From the records below, print only the part that opens with the line containing "Generate a Python" and closes with the line containing "import pandas as pd"; omit the pictures.
--- start EXTRACTED MATERIAL ---
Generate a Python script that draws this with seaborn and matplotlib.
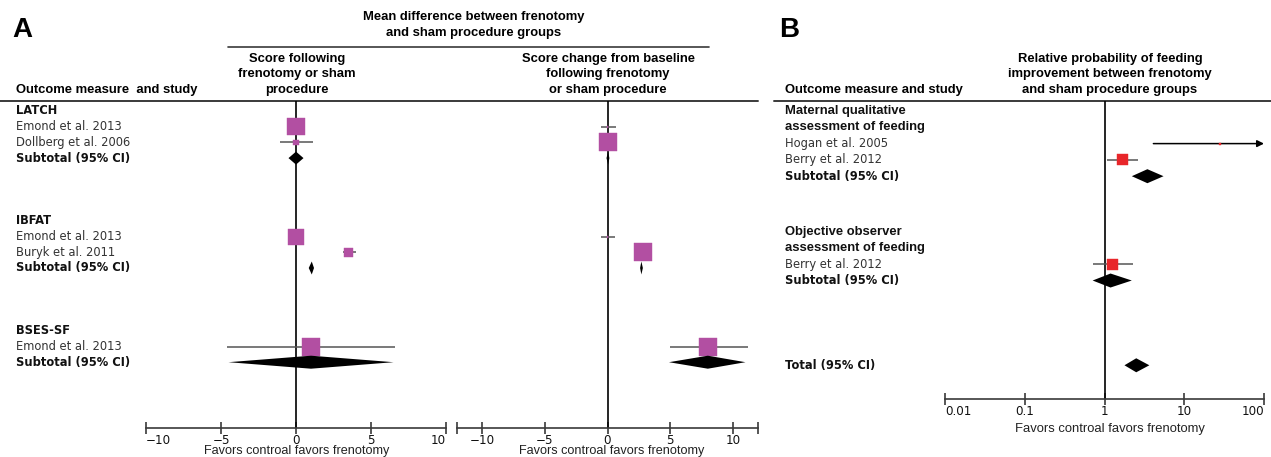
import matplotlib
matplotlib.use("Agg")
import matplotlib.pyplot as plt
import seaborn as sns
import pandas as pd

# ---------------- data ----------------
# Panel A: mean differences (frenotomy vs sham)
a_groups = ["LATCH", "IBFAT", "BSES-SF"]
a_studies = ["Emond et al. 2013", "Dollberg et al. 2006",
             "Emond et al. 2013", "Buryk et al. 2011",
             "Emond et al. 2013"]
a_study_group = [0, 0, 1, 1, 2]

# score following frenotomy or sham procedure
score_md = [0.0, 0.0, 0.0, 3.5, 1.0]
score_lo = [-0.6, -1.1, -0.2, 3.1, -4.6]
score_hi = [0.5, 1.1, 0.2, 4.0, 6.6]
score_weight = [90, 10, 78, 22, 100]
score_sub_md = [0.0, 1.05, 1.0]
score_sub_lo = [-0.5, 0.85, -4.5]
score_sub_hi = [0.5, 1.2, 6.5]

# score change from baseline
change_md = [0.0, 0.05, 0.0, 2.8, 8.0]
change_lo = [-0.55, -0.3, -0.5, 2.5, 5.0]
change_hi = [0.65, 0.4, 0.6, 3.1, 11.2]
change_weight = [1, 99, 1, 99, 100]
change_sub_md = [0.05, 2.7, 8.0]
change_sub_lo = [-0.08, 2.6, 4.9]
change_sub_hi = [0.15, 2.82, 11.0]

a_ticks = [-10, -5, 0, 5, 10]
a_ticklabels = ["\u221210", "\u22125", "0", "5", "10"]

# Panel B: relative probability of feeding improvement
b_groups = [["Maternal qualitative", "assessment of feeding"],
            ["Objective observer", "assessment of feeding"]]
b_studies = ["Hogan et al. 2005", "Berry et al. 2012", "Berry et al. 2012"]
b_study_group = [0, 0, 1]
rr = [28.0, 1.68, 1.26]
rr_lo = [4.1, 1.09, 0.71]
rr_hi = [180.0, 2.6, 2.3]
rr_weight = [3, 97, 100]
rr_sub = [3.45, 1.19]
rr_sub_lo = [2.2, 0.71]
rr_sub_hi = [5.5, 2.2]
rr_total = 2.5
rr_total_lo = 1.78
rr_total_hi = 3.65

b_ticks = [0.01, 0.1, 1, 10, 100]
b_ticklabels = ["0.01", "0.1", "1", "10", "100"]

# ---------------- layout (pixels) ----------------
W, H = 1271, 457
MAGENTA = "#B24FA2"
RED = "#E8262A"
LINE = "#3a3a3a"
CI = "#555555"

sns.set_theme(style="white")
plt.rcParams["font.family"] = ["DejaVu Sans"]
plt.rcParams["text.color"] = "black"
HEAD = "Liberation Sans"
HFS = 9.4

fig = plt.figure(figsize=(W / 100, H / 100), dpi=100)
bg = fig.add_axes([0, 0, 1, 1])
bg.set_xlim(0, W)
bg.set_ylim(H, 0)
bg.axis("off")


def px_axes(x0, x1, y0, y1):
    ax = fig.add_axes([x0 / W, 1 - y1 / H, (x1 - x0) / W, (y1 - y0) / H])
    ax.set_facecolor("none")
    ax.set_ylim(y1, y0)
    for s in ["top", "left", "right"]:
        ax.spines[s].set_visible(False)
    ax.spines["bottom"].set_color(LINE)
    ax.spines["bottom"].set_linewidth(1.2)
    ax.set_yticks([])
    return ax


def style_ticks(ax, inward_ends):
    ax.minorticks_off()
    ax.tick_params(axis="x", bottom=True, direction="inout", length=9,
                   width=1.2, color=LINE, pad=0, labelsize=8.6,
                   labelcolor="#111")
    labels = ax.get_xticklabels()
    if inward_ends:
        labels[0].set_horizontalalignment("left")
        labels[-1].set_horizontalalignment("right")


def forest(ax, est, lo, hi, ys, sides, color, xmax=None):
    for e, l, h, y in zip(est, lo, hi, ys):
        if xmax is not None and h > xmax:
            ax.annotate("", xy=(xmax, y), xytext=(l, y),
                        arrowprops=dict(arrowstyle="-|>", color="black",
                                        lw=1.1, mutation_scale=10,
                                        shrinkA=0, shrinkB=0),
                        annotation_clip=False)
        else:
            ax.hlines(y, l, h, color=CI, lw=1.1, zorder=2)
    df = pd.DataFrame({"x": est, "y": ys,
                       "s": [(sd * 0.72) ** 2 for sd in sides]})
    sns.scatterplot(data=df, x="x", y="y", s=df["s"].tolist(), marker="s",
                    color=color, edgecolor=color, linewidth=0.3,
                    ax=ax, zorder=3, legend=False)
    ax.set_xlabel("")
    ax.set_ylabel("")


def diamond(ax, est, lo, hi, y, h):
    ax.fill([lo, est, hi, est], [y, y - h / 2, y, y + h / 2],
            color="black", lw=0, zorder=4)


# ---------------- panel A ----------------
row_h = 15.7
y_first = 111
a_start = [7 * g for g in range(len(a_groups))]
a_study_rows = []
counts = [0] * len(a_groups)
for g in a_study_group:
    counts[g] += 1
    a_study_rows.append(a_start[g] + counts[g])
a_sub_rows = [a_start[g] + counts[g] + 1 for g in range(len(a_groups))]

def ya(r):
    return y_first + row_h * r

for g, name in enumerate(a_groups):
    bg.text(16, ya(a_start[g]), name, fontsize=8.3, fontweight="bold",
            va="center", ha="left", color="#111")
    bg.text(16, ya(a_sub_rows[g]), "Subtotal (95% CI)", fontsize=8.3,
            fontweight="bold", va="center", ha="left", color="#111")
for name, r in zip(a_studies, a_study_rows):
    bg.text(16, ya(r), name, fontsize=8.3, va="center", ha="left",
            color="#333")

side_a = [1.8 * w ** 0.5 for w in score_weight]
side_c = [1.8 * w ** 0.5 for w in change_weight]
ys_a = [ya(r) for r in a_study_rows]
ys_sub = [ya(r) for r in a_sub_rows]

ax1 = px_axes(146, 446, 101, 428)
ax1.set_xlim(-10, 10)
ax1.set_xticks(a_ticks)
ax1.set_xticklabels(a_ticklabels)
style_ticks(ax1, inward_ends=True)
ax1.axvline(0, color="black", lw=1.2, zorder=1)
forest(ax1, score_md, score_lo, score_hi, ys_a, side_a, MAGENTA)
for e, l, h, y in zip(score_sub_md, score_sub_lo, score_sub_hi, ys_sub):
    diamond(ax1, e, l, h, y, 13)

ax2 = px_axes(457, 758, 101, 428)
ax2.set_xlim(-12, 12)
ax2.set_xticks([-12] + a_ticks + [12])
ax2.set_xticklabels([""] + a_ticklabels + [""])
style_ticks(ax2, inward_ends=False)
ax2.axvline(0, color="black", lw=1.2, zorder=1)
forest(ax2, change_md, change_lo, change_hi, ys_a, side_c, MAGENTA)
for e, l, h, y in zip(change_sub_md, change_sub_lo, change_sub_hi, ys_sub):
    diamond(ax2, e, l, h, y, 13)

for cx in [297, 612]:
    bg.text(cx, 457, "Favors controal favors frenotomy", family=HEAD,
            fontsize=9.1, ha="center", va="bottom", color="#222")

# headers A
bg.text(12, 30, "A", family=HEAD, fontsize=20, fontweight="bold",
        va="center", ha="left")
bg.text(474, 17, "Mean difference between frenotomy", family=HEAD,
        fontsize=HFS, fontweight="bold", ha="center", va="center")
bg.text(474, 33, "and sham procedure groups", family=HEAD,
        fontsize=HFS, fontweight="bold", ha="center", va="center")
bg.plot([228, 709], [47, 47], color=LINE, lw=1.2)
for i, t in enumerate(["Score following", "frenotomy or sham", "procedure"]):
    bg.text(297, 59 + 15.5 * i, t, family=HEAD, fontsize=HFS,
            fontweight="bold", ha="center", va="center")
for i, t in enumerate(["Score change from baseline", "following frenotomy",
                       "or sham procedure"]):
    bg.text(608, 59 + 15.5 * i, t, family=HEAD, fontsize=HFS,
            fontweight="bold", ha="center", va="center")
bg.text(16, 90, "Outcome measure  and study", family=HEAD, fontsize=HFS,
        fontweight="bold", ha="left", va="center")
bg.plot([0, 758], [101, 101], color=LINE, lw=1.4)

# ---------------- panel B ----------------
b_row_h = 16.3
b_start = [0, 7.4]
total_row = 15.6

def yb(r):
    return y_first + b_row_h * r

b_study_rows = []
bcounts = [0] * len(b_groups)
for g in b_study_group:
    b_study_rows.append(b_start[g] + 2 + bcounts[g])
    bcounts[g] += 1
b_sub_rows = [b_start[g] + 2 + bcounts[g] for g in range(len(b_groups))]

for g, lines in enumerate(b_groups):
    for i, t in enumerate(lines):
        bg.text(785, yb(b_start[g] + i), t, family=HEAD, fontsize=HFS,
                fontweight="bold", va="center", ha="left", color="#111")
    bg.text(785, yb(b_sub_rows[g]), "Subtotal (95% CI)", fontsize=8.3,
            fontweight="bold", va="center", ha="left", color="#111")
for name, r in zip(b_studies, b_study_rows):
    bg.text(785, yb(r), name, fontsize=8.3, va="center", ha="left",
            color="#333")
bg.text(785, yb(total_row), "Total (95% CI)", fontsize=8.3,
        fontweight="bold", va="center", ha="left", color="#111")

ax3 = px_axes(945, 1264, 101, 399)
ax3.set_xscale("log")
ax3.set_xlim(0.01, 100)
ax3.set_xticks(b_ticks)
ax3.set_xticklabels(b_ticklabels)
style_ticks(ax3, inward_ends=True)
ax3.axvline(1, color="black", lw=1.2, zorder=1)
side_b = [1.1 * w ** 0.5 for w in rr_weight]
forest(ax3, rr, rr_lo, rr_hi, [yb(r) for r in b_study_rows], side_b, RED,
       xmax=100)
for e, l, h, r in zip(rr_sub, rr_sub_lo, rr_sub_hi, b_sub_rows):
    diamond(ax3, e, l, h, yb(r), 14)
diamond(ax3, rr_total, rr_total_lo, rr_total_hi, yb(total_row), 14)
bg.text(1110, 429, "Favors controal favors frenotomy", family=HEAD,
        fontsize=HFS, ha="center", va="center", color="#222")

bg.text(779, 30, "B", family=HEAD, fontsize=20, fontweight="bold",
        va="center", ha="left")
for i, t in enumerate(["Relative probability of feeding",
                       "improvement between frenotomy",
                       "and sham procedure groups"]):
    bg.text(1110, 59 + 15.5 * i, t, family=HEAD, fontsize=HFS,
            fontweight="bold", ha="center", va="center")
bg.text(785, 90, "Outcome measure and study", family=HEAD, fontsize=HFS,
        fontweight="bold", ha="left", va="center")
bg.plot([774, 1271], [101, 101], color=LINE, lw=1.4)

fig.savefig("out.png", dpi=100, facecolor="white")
--- end EXTRACTED MATERIAL ---
--- start EXTRACTED MATERIAL ---
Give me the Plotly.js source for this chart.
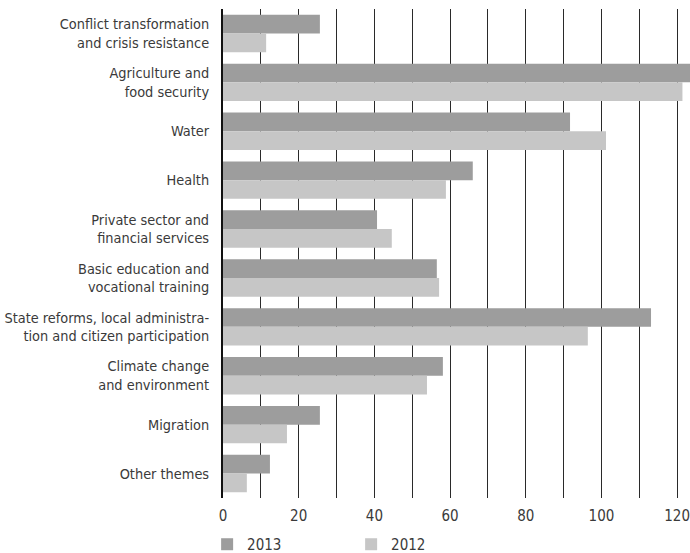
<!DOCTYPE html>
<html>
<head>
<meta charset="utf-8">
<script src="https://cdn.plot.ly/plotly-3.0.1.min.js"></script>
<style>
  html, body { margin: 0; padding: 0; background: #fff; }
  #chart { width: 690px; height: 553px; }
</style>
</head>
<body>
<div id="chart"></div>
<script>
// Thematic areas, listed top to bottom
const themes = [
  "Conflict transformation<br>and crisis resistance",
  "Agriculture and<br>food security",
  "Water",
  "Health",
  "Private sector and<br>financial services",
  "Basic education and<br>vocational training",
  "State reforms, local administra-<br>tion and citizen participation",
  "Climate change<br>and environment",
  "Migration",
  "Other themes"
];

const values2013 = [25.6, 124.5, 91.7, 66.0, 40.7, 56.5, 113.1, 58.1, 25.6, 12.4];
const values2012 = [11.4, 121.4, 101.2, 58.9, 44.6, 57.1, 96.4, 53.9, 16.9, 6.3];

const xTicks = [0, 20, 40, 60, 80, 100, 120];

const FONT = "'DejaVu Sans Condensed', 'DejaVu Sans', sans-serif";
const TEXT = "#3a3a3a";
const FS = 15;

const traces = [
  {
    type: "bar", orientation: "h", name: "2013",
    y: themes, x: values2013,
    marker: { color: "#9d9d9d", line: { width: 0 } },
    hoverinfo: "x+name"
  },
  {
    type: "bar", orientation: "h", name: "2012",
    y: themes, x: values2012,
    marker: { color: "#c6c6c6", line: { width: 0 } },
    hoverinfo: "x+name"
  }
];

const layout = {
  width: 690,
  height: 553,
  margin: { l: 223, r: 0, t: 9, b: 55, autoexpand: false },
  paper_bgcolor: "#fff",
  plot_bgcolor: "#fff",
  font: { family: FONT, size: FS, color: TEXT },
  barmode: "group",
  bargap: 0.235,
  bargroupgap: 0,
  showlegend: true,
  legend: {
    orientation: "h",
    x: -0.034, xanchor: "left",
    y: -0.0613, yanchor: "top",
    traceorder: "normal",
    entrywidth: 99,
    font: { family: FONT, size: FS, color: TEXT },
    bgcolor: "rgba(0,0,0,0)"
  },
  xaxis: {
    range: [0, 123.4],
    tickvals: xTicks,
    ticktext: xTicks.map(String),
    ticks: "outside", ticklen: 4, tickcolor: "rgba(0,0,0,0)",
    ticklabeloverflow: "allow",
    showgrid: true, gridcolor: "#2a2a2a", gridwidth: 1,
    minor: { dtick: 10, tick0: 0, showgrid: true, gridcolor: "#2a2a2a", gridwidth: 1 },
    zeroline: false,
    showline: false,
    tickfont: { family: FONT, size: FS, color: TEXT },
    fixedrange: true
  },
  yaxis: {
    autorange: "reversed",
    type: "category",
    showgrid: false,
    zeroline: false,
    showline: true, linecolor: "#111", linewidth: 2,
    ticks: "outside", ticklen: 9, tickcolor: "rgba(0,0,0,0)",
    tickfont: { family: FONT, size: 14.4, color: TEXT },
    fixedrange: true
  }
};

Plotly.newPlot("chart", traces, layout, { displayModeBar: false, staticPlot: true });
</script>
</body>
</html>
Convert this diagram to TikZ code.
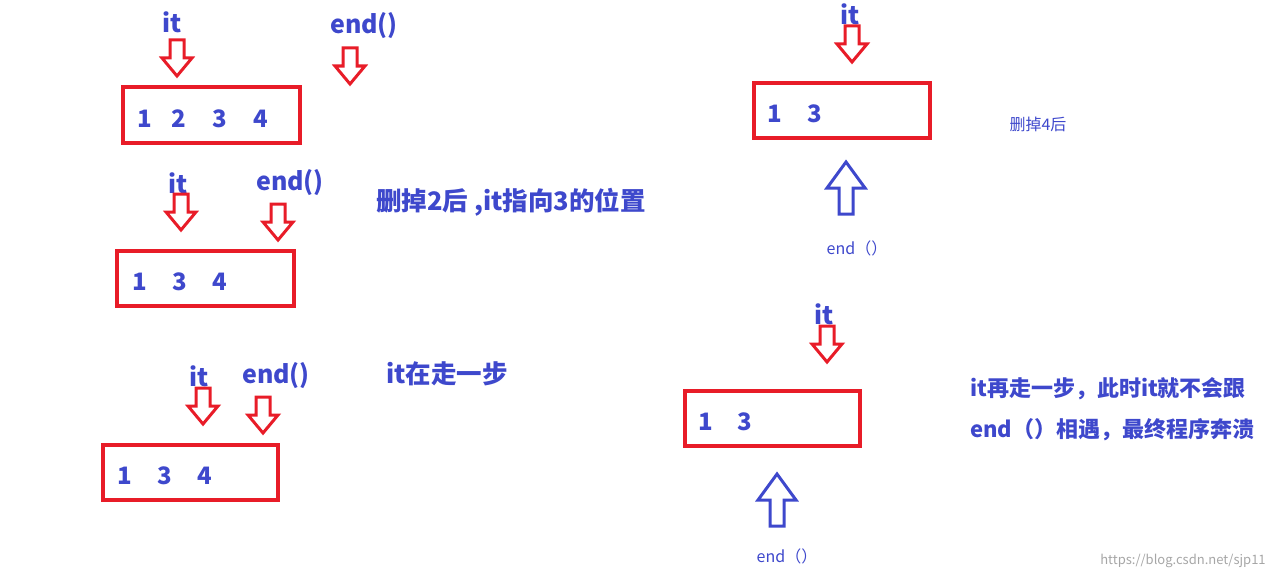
--- end EXTRACTED MATERIAL ---
• _SOLUTION TO THIS TASK_
Generate a Python script that draws this with seaborn and matplotlib.
import matplotlib
matplotlib.use("Agg")
import matplotlib.pyplot as plt
import seaborn as sns
import pandas as pd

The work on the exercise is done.